Yesterday Evans confirmed most of Buscher's account of the loan, and, saying he had repaid it, called it a purely a business transaction. He said he recalled telling Gilchrist of the loan shortly after he took the money sixteen months ago.
Gilchrist, however, said yesterday he has no clear memory of hearing of the loan before Evans told him in March. In a statement, he said, "I believe his [Evans'] assurances that he did nothing improer in exchange for the loan. However, even the appearance of possible improperiety was unacceptable."
He said he did not make the loan public in March because the grand jury already knew of it and Evans had promised to inform the personnel board. Disclosing the loan while these two confidential investigations were in progress would be inappropriate, Gilchrist said, and would be unfair to Evans.

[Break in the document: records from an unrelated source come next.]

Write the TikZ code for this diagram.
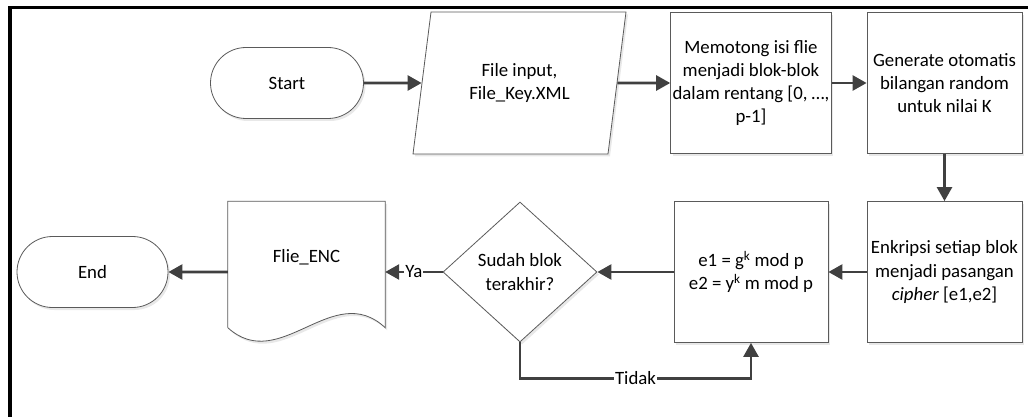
\documentclass[tikz,border=0pt]{standalone}
\usepackage{fontspec}
\setmainfont{Carlito}
\usetikzlibrary{arrows.meta}
\usetikzlibrary{shapes.geometric, shapes.misc}
\usetikzlibrary{shadows}
\tikzset{>={Triangle[width=15pt,length=14pt]}}
\usepackage{xcolor}
\definecolor{wire}{HTML}{404040}
\definecolor{rim}{HTML}{5A5A5A}
\tikzset{
	shade/.style={drop shadow={opacity=0.18, shadow xshift=2pt, shadow yshift=-2.5pt}},
	flowbox/.style={shade, draw=rim, line width=0.8pt, fill=white, align=center, inner sep=2pt},
	procbox/.style={flowbox, rectangle, minimum width=155pt, minimum height=141pt},
	termbox/.style={flowbox, rounded rectangle, minimum width=157pt, minimum height=71pt},
	tag/.style={fill=white, inner sep=1pt, text=black},
	flow/.style={arrows=->, color=wire, line width=2.6pt}
}

\begin{document}
\begin{tikzpicture}[x=1pt, y=-1pt, font=\fontsize{18.8}{23.2}\selectfont]
		\useasboundingbox (0,0) rectangle (1028,417);
		%frame
		\draw [line width=3.6pt] (10,417) -- (10,7.5) -- (1028,7.5);
		%top row
		\node [termbox] (start) at (287,83) {Start};
		\node [flowbox, trapezium, trapezium left angle=67.4, trapezium right angle=112.6, trapezium stretches body, minimum width=213pt, minimum height=142pt] (input) at (519.5,83) {File input,\\File\_Key.XML};
		\node [procbox, minimum width=154pt] (cut) at (751,83) {Memotong isi flie\\menjadi blok-blok\\dalam rentang [0, \dots,\\p-1]};
		\node [procbox] (gen) at (944.5,83) {Generate otomatis\\bilangan random\\untuk nilai K};
		%bottom row
		\node [procbox] (enc) at (944.5,272) {Enkripsi setiap blok\\menjadi pasangan\\\textit{cipher} [e1,e2]};
		\node [procbox, minimum width=154pt] (calc) at (751,272) {e1 = g\textsuperscript{k} mod p\\e2 = y\textsuperscript{k} m mod p};
		\node [flowbox, diamond, minimum width=154pt, minimum height=140pt, inner sep=0pt] (dec) at (520,272) {Sudah blok\\terakhir?};
		%document
		\node [minimum width=157pt, minimum height=141pt] (doc) at (306.5,272) {};
		\draw [shade, draw=rim, line width=0.8pt, fill=white] (doc.south west) ++(0,-15) -- (doc.north west) -- (doc.north east) -- ([yshift=15pt]doc.south east) .. controls (333,279) and (280,375) .. ([yshift=15pt]doc.south west);
		\node (doctext) at (306.5,257) {Flie\_ENC};
		\node [termbox, minimum width=155pt] (end) at (92.5,272) {End};
		%arrows
		\draw [flow] (start) -- (input);
		\draw [flow] (input) -- (cut);
		\draw [flow] (cut) -- (gen);
		\draw [flow] (gen) -- (enc);
		\draw [flow] (enc) -- (calc);
		\draw [flow] (calc) -- (dec);
		\draw [flow] (dec) -- node [tag] {Ya} (doc);
		\draw [flow] (doc) -- (end);
		\draw [flow] (dec.south) -- ++(0,36) -| node [tag, pos=0.25] {Tidak} (calc.south);
	\end{tikzpicture}
\end{document}
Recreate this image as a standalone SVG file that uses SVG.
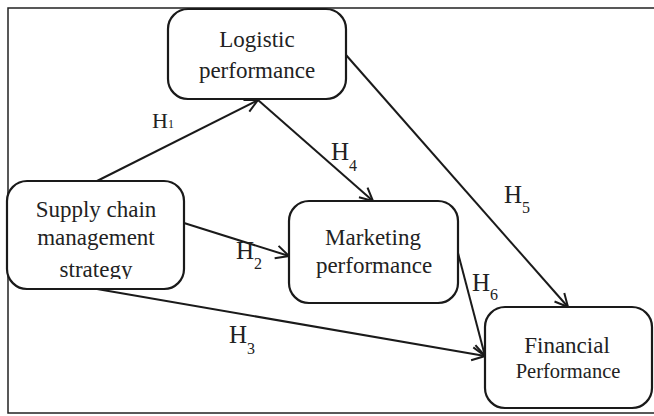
<svg xmlns="http://www.w3.org/2000/svg" width="654" height="416" viewBox="0 0 654 416">
<defs>
<style>
.frame{fill:none;stroke:#222;stroke-width:1.5}
.node{fill:#fff;stroke:#1a1a1a;stroke-width:2.2}
.t{font-family:"Liberation Serif","Times New Roman",serif;font-size:23px;fill:#222;text-anchor:middle}
.h{font-family:"Liberation Serif","Times New Roman",serif;font-size:25px;fill:#222}
.sub{font-size:16px}
.edge{fill:none;stroke:#1a1a1a;stroke-width:2;marker-end:url(#arr)}
</style>
<marker id="arr" markerUnits="userSpaceOnUse" markerWidth="18" markerHeight="18" refX="14" refY="8" orient="auto">
<path d="M1,1.5 L14,8 L1,14.5" fill="none" stroke="#1a1a1a" stroke-width="2"/>
</marker>
<clipPath id="clipSupply"><rect x="7" y="181" width="177" height="98"/></clipPath>
</defs>
<rect class="frame" x="8" y="8" width="670" height="405"/>
<g id="connectors">
<line class="edge" x1="97" y1="181" x2="258" y2="100"/>
<line class="edge" x1="258" y1="100" x2="373" y2="201"/>
<line class="edge" x1="346" y1="55" x2="568" y2="307"/>
<line class="edge" x1="184" y1="223" x2="289" y2="256"/>
<line class="edge" x1="97" y1="289" x2="485" y2="356"/>
<line class="edge" x1="458" y1="253" x2="485" y2="356"/>
</g>
<g id="node-logistic">
<rect class="node" x="168" y="9" width="178" height="90" rx="20"/>
<text class="t" x="257" y="47">Logistic</text>
<text class="t" x="257" y="78">performance</text>
</g>
<g id="node-supply">
<rect class="node" x="7" y="181" width="177" height="108" rx="20"/>
<text class="t" x="96" y="217">Supply chain</text>
<text class="t" x="96" y="245">management</text>
<text class="t" x="96" y="277" clip-path="url(#clipSupply)">strategy</text>
</g>
<g id="node-marketing">
<rect class="node" x="289" y="201" width="169" height="102" rx="20"/>
<text class="t" x="373" y="245">Marketing</text>
<text class="t" x="374" y="273">performance</text>
</g>
<g id="node-financial">
<rect class="node" x="485" y="307" width="167" height="101" rx="20"/>
<text class="t" x="567" y="353">Financial</text>
<text class="t" x="568" y="378" style="font-size:20.5px">Performance</text>
</g>
<g id="labels">
<text class="h" x="152" y="128" style="font-size:22px">H<tspan style="font-size:12px">1</tspan></text>
<text class="h" x="331" y="160">H<tspan class="sub" dy="11">4</tspan></text>
<text class="h" x="504" y="203">H<tspan class="sub" dy="10">5</tspan></text>
<text class="h" x="236" y="259">H<tspan class="sub" dy="10">2</tspan></text>
<text class="h" x="229" y="343">H<tspan class="sub" dy="11">3</tspan></text>
<text class="h" x="472" y="291">H<tspan class="sub" dy="9">6</tspan></text>
</g>
</svg>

Word of the loan "would appropriately come out pursuant to those investigations," Gilchrist said, pointing out that this is what did happen. Asked if any other undisclosed circumstances figured in Evans' resignation, Gilchrist replied, "there's nothing else."
His attorney at his side, Buscher gave testimony for 2 1/2 hours on Tuesday night in open session after refusing to meet the board behind closed doors, as other witnesses have done. Much of the questioning concerned Orifici, who submitted his application in the summer of 1979, was interviewed in January and began work in April 1980.
Buscher denied he had ever discussed the hiring with county officials before a decision was made, and in fact felt Orifici would be better off staying at his job with Schenley. He did confirm, however, that in December 1979, when Orifici's application was pending, he had arranged a surprise birthday party for Evans at a rockville restaurant. Among seven or eight guests at the party were Orifici and department head Robert Passmore.
In 1978, Buscher pleaded guilty to seven counts of a 23-count indictment charging him with illegally inducing officials in West Virginia to buy liquor from the company.
Buscher told the personnel board Tuesday night that he helped raise funds for Gilchrist's champaign committee during the 1978 race and had become fond of Gilchrist's close aide, Evans. "I'd love to have him as a son," Buscher said.
In January 1980, Buscher and the Evans family inspected a house Evans was considering buying for $50,000, Buscher said. Evans asked for a $2,000 loan to help with the down payment. Buscher agreed, writing a check and drafting an IOU that put interest at 6 percent.
Evans repaid $500 in October and $1,500 in December, both times in cash. Buscher said, though some interest remains outstanding. When Evans dropped off the last payment, Buscher returned the IOU to him and has not seen it since, he testified. Buscher offered to provide bank records showing he had made deposits into his accounts of amounts roughly equal to Evans' repayments.
Evans said he put the $2,000 down on a house but in the end did not buy it because of a dispute on terms.
According to Sonner, the state's attorney, grand jury investigators met with Evans for an hour and a half on Feb. 27 and questioned him about the loan. There was no proof the money was repaid other than the statements of Evans and Buscher, Sonner said. An unnamed third party also confirmed that the transaction was a personal loan, according to Sonner, and investigators accepted this explanation.
The following Monday, Evans went to Gilchrist to tell him of the loan and offer his resignation, according to Gilchrist. The executive accepted. "The questions about the loan were the last straw," Gilchrist said in explaining Evans' reason for resigning.
In his resignation letter to Gilchrist dated March 3, Evans said he resented "the steady stream of pernicious innuendo surrounding sincere relationships between myself and conscientious members of the community," an apparent reference to Buscher.